Mr. Thomas H. ANDREWS (United States of America) is the new Special Rapporteur on the situation of human rights in Myanmar.

A former member of the US Congress from Maine, Mr. Andrews has a Washington DC based consulting practice, Andrews Strategic Services. He has worked with the National Democratic Institute for International Affairs and parliamentarians, NGOs and political parties in several countries including Cambodia, Indonesia, Algeria, Croatia, Serbia, Ukraine and Yemen. He served as General Secretary of "The Nobel Peace Laureate Campaign for Aung San Suu Kyi and the People of Burma" in 2001 and was a consultant for the National Coalition Government of the Union of Burma and the Euro-Burma Network. He has run advocacy NGOs including Win Without War and United to End Genocide, led an education institute at the University of Maine and served in the Maine House of Representatives and the Maine Senate.

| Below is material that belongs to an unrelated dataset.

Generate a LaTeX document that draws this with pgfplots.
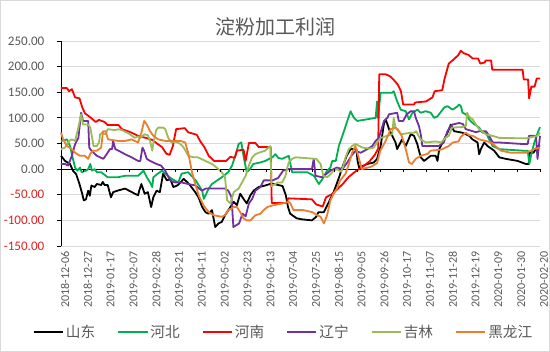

Check the Special Rapporteur's mandate.

Language for interviews: English

Contact in Bangkok:

Georgia Drake (+66 659 450 406 / georgia.drake@un.org)

Or write to sr-myanmar@ohchr.org

Somalia

Ms. Isha DYFAN (Sierra Leone) is the new Independent Expert on the situation of human rights in Somalia.

Ms. Dyfan was Director of International Advocacy at Amnesty International where she provided strategic political advice and led advocacy programmes in New York, Geneva and London. At the UN, she served in three peacekeeping missions, UNMIL, UNMIS and UNAMID, before joining OHCHR as Senior Human Rights Officer responsible for the coordination of Women's Human Rights and Gender Section. Prior to joining the UN, Ms. Dyfan worked for international NGOs with consultative status with the UN on women, peace, and security. She has Law Degrees from the University of Sierra Leone, the University of London and the Council of Legal Education (Inner Temple) in London. She has practiced law for 13 years and has experience applying international human rights instruments, norms and principles in cases of violations of human rights in the field.

Check the Independent Expert mandate.

Language for interviews: English

Contact in Geneva:

Mariannick Koffi (+41 22 917 9506 / mkoffi@ohchr.org)

Or write to ie-somalia@ohchr.org

ENDS

The Special Rapporteurs, Independent Experts and Working Groups are part of what is known as the Special Procedures of the Human Rights Council. Special Procedures, the largest body of independent experts in the UN Human Rights system, is the general name of the Council's independent fact-finding and monitoring mechanisms that address either specific country situations or thematic issues in all parts of the world. Special Procedures experts work on a voluntary basis; they are not UN staff and do not receive a salary for their work. They are independent from any government or organisation and serve in their individual capacity.